Associated Press Writer
Jackie Chan and Chris Tucker -- inspired. Jackie Chan and Owen Wilson -- gangbusters. Jackie Chan and Jennifer Love Hewitt -- huh?
In "The Tuxedo," Chan survives the strangest pairing yet of his lucrative second career in American odd-couple action comedies. But the major revelation is Hewitt, who shines like a supernova.
Alternately pouty and cutesy in "Party of Five" and the "I Know What You Did Last Summer" series, Hewitt uses this unlikely vehicle to grow up in a big way. She fills out a role that's nothing on the page -- a rookie operative in a vaguely defined intelligence agency -- with feisty confidence and improvisational spirit.
All that really matters acting-wise in a movie like this is to make the audience want to watch you. Beauty helps, and Hewitt is no slouch in that department, cheerfully conspiring in the exploitation of her gravity-defying figure.
But more important is an ability to cut loose, to let your guard down and have a smashing time in front of the camera. That's star quality, and Hewitt has it: She looks like there's no place else she'd rather be. Not since Elizabeth Hurley in the first "Austin Powers" movie has an actress sunk her teeth into something so silly and made such magic.
Chan is himself: a brilliant physical performer who's also effortlessly adorable, using light-speed facial muscles to convey emotion with zealous abandon. He and Hewitt bounce off one another, and that's the movie -- purely a vehicle for its stars. "The Tuxedo" would be nothing without them; with them, it's an enjoyable nothing.
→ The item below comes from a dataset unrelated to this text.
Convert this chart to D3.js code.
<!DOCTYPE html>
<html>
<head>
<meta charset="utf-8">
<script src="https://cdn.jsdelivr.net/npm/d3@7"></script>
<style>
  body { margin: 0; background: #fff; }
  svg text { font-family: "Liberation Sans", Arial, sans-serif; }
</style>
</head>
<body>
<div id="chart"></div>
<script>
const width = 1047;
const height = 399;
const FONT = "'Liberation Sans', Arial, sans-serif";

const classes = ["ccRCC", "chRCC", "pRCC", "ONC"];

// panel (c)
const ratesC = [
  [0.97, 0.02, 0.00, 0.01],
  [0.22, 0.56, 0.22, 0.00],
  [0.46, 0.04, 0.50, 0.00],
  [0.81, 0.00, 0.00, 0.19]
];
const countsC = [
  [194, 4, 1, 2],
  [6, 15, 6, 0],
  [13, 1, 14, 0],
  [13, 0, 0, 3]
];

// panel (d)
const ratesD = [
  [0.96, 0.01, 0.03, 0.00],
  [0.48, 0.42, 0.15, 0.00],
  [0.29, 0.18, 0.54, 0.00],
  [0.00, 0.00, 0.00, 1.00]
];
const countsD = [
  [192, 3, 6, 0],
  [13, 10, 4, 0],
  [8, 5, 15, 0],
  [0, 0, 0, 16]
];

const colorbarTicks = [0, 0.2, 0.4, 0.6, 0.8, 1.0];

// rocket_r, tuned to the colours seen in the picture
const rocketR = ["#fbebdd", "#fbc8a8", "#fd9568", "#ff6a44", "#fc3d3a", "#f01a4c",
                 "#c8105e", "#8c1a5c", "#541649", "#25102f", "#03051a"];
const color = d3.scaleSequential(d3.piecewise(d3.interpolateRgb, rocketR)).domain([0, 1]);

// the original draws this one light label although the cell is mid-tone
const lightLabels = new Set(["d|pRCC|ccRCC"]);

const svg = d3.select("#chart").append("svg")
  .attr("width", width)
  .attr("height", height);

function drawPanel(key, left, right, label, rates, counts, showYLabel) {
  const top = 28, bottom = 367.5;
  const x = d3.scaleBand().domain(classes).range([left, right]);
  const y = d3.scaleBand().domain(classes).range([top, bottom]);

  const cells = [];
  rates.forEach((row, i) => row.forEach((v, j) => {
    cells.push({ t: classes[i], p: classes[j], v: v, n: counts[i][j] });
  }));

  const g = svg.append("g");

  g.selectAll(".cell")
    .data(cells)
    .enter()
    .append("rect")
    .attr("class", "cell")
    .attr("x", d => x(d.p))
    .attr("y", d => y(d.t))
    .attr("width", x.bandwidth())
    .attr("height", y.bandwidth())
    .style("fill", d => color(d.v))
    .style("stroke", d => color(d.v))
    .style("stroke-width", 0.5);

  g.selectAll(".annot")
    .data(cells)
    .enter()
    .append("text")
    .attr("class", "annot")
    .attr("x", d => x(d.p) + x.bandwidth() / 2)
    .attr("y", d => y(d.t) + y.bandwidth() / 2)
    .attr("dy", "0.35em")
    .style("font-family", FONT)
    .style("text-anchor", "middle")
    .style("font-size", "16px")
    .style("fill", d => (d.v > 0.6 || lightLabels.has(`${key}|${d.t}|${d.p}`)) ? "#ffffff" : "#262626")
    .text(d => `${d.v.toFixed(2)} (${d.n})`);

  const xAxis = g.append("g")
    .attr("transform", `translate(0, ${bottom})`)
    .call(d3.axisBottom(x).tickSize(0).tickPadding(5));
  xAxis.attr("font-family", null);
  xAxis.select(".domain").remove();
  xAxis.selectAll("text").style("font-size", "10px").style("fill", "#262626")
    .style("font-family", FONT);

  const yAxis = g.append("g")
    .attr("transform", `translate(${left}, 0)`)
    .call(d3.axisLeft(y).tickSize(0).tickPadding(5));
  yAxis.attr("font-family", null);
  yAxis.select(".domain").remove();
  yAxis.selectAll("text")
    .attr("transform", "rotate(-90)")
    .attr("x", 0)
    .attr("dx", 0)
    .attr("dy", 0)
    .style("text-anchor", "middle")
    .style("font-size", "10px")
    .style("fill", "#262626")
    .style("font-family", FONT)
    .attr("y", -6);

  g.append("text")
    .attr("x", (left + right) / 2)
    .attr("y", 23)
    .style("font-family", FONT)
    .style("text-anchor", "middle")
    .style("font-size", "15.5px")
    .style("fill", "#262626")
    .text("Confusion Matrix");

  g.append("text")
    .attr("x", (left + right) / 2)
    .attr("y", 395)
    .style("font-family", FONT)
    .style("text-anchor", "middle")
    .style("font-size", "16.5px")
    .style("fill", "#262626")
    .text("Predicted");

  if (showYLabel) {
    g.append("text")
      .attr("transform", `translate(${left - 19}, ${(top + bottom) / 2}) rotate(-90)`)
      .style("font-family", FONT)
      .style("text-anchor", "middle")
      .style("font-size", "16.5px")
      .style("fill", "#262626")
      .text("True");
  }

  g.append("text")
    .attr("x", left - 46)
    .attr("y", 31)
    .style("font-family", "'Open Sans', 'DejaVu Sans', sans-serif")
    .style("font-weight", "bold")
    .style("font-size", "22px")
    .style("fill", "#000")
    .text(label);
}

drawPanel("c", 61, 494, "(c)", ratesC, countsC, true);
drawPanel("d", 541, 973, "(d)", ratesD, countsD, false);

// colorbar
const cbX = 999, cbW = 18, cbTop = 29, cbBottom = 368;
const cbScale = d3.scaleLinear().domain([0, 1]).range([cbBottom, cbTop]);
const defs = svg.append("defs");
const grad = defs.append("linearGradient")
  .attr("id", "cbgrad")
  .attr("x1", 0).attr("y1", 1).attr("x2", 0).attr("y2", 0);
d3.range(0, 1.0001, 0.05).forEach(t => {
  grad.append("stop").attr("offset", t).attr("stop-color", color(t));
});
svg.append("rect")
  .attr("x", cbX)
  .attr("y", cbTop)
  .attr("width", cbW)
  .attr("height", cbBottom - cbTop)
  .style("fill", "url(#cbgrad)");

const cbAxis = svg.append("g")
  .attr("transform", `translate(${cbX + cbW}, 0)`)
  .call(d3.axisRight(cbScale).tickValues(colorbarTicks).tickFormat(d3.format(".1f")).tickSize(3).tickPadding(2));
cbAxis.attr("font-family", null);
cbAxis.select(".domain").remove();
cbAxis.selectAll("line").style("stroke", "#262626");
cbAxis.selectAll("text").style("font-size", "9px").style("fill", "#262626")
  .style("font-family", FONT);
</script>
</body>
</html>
The concept is almost too dense to be believed: that Jackie Chan -- Jackie Chan! -- needs a billion-dollar tux to turn into the quicksilver, gravity-defying dervish we know and love.
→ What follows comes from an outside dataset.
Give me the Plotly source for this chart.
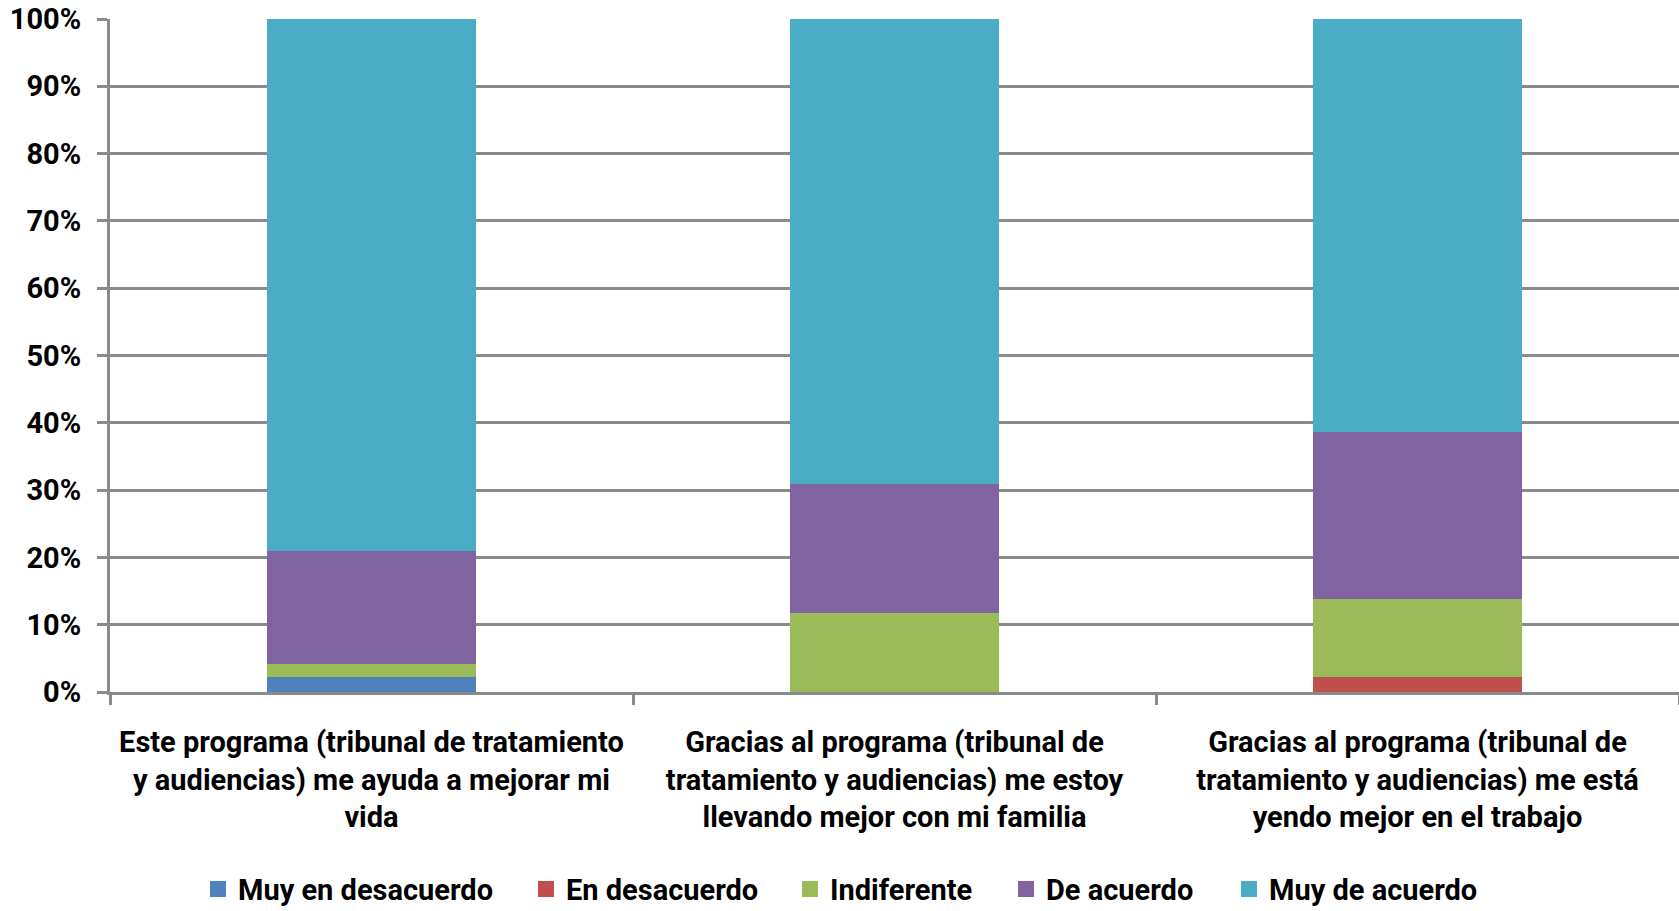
import plotly.graph_objects as go

categories = [
    "Este programa (tribunal de tratamiento<br>y audiencias) me ayuda a mejorar mi<br>vida",
    "Gracias al programa (tribunal de<br>tratamiento y audiencias) me estoy<br>llevando mejor con mi familia",
    "Gracias al programa (tribunal de<br>tratamiento y audiencias) me está<br>yendo mejor en el trabajo",
]
series_names = ["Muy en desacuerdo", "En desacuerdo", "Indiferente", "De acuerdo", "Muy de acuerdo"]
muy_en_desacuerdo = [0.022, 0.0, 0.0]
en_desacuerdo = [0.0, 0.0, 0.023]
indiferente = [0.020, 0.117, 0.115]
de_acuerdo = [0.167, 0.192, 0.249]
muy_de_acuerdo = [0.791, 0.691, 0.613]
colors = ["#4F81BD", "#C0504D", "#9BBB59", "#8064A2", "#4BACC6"]
legend_x_px = [198, 526, 790, 1006, 1229]

values = [muy_en_desacuerdo, en_desacuerdo, indiferente, de_acuerdo, muy_de_acuerdo]
FONT = "Roboto, sans-serif"
W, H = 1679, 911
ML, MR, MT, MB = 110, 0, 19, 219

fig = go.Figure()
for i, (name, vals, col) in enumerate(zip(series_names, values, colors)):
    lg = "legend" if i == 0 else f"legend{i+1}"
    fig.add_trace(go.Bar(x=categories, y=vals, name=name, showlegend=False,
                         marker=dict(color=col, line=dict(width=0))))
    fig.add_trace(go.Scatter(x=[categories[0]], y=[None], mode="markers", name=name,
                             legend=lg, showlegend=True,
                             marker=dict(symbol="square", size=16, color=col)))

legend_common = dict(orientation="h", yanchor="middle", y=-0.293, xanchor="left",
                     font=dict(family=FONT, size=29, color="black", weight="bold"),
                     itemwidth=30, bgcolor="rgba(0,0,0,0)")
layout_legends = {}
for i, px in enumerate(legend_x_px):
    key = "legend" if i == 0 else f"legend{i+1}"
    layout_legends[key] = dict(legend_common, x=(px - ML) / (W - ML - MR))

fig.update_layout(
    barmode="stack",
    bargap=0.6,
    width=W, height=H,
    margin=dict(l=ML, r=MR, t=MT, b=MB, autoexpand=False),
    plot_bgcolor="white", paper_bgcolor="white",
    font=dict(family=FONT, size=28, color="black", weight="bold"),
    **layout_legends,
)
fig.update_yaxes(range=[0, 1], dtick=0.1, tickformat=".0%", showgrid=True,
                 gridcolor="#8A8A8A", gridwidth=3, showline=True, linecolor="#8A8A8A", linewidth=3,
                 ticks="outside", ticklen=10, tickcolor="#8A8A8A", tickwidth=3,
                 ticklabelstandoff=10, zeroline=False, automargin=False,
                 tickfont=dict(family=FONT, size=29, color="black", weight="bold"))
fig.update_xaxes(showline=True, linecolor="#8A8A8A", linewidth=3, ticks="outside",
                 tickson="boundaries", ticklen=10, tickcolor="#8A8A8A", tickwidth=3,
                 automargin=False,
                 tickfont=dict(family=FONT, size=29, color="black", weight="bold"), ticklabelstandoff=22)

fig.write_html("out.html", config={"displayModeBar": False},
               post_script="document.body.style.margin='0';document.body.style.overflow='hidden';")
"The Tuxedo" contradicts its own premise at the outset, when a T-shirt-and-jeans-clad Chan, as cab driver Jimmy Tong, eludes a meathead bicyclist who's slammed into the door of his taxi. It's good to see that Chan can still pull off old-fashioned stunt work, since through the rest of the movie he'll be embellished by cheesy digital effects.
Jimmy's driving skills get him hired as a chauffeur for super-spy Clark Devlin (Jason Isaacs), a James Bond figure who tells Jimmy that 90 percent of his charm and confidence comes from his expensive suits. Jimmy soon finds out how true that is, when an injured Devlin instructs Jimmy to put on his precious tux and continue his work.
The villain is a bottled-water baron who's developing a bacterium that causes people to die of thirst. Monkey-suit-clad Jimmy teams up with rookie spy Del Blaine (Hewitt) to stop the evil genius.
A technological marvel, the tux can make its wearer do -- well, anything. When James Brown shows up in a cameo, and Jimmy unintentionally KO's him, it's no worry, because the tux allows Jimmy to sing and dance exactly like James Brown. This sort of thing would be tiresome if not for Chan and Hewitt, who bring good cheer to the lame material.
"The Tuxedo" delights in its silliness: It's a live-action cartoon dedicated to being nothing but. It was shot in Toronto, which many filmmakers use as a cheap stand-in for more distinctive cities. But first-time director Kevin Donovan actually uses Toronto's capacity for urban anonymity in an intelligent way -- the movie takes place in an anonymous, unnamed city. The license plates on the cars read: "Freedom, The Great State."
Donovan has a welcome lightness of touch: He understands that too many details would just bog the movie down. "The Tuxedo" clicks despite the flimsy computer effects, the scattershot action sequences and the murky, muddy cinematography. It runs on charm and human energy, which Chan and Hewitt have in abundance. They're lightning unbottled.
"The Tuxedo," a Dreamworks release, is rated PG-13 for action violence, sexual content and language. Running time: 96 minutes. Three stars (out of four).